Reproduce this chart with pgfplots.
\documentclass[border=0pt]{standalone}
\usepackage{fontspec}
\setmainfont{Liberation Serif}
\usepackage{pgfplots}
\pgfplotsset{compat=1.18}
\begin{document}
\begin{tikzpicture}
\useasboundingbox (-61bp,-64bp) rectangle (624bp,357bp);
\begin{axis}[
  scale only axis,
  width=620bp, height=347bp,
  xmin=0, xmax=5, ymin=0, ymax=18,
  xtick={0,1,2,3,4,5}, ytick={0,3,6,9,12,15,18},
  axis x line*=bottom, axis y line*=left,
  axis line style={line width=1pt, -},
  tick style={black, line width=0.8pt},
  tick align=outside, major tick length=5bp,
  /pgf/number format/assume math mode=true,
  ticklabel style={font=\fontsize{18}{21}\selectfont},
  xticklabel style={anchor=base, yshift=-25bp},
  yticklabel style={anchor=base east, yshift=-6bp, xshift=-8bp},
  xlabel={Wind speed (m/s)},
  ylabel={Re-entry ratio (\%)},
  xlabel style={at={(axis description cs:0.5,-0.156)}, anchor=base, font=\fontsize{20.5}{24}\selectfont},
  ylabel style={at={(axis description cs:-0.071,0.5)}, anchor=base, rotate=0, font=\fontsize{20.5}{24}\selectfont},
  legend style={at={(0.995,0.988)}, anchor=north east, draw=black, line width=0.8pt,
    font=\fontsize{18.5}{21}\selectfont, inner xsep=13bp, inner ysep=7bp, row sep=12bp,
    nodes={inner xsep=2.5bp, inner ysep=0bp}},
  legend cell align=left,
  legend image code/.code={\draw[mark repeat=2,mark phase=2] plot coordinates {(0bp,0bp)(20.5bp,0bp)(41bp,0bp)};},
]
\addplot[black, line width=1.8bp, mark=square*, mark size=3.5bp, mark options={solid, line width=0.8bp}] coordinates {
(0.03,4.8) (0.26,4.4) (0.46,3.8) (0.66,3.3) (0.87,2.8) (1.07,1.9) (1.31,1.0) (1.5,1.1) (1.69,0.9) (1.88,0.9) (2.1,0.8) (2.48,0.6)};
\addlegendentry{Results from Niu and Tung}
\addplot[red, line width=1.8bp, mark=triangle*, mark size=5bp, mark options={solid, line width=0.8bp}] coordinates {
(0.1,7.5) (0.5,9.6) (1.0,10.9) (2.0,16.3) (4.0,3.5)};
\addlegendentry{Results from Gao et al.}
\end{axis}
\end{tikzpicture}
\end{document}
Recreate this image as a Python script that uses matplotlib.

━━━━━━

- Task description
Transcribe every entry exactly.

- Final result
Reproduce this chart with pgfplots.
\documentclass[border=0pt]{standalone}
\usepackage{fontspec}
\setmainfont{Liberation Serif}
\usepackage{pgfplots}
\pgfplotsset{compat=1.18}
\begin{document}
\begin{tikzpicture}
\useasboundingbox (-61bp,-64bp) rectangle (624bp,357bp);
\begin{axis}[
  scale only axis,
  width=620bp, height=347bp,
  xmin=0, xmax=5, ymin=0, ymax=18,
  xtick={0,1,2,3,4,5}, ytick={0,3,6,9,12,15,18},
  axis x line*=bottom, axis y line*=left,
  axis line style={line width=1pt, -},
  tick style={black, line width=0.8pt},
  tick align=outside, major tick length=5bp,
  /pgf/number format/assume math mode=true,
  ticklabel style={font=\fontsize{18}{21}\selectfont},
  xticklabel style={anchor=base, yshift=-25bp},
  yticklabel style={anchor=base east, yshift=-6bp, xshift=-8bp},
  xlabel={Wind speed (m/s)},
  ylabel={Re-entry ratio (\%)},
  xlabel style={at={(axis description cs:0.5,-0.156)}, anchor=base, font=\fontsize{20.5}{24}\selectfont},
  ylabel style={at={(axis description cs:-0.071,0.5)}, anchor=base, rotate=0, font=\fontsize{20.5}{24}\selectfont},
  legend style={at={(0.995,0.988)}, anchor=north east, draw=black, line width=0.8pt,
    font=\fontsize{18.5}{21}\selectfont, inner xsep=13bp, inner ysep=7bp, row sep=12bp,
    nodes={inner xsep=2.5bp, inner ysep=0bp}},
  legend cell align=left,
  legend image code/.code={\draw[mark repeat=2,mark phase=2] plot coordinates {(0bp,0bp)(20.5bp,0bp)(41bp,0bp)};},
]
\addplot[black, line width=1.8bp, mark=square*, mark size=3.5bp, mark options={solid, line width=0.8bp}] coordinates {
(0.03,4.8) (0.26,4.4) (0.46,3.8) (0.66,3.3) (0.87,2.8) (1.07,1.9) (1.31,1.0) (1.5,1.1) (1.69,0.9) (1.88,0.9) (2.1,0.8) (2.48,0.6)};
\addlegendentry{Results from Niu and Tung}
\addplot[red, line width=1.8bp, mark=triangle*, mark size=5bp, mark options={solid, line width=0.8bp}] coordinates {
(0.1,7.5) (0.5,9.6) (1.0,10.9) (2.0,16.3) (4.0,3.5)};
\addlegendentry{Results from Gao et al.}
\end{axis}
\end{tikzpicture}
\end{document}
Recreate this image as a Python script that uses matplotlib.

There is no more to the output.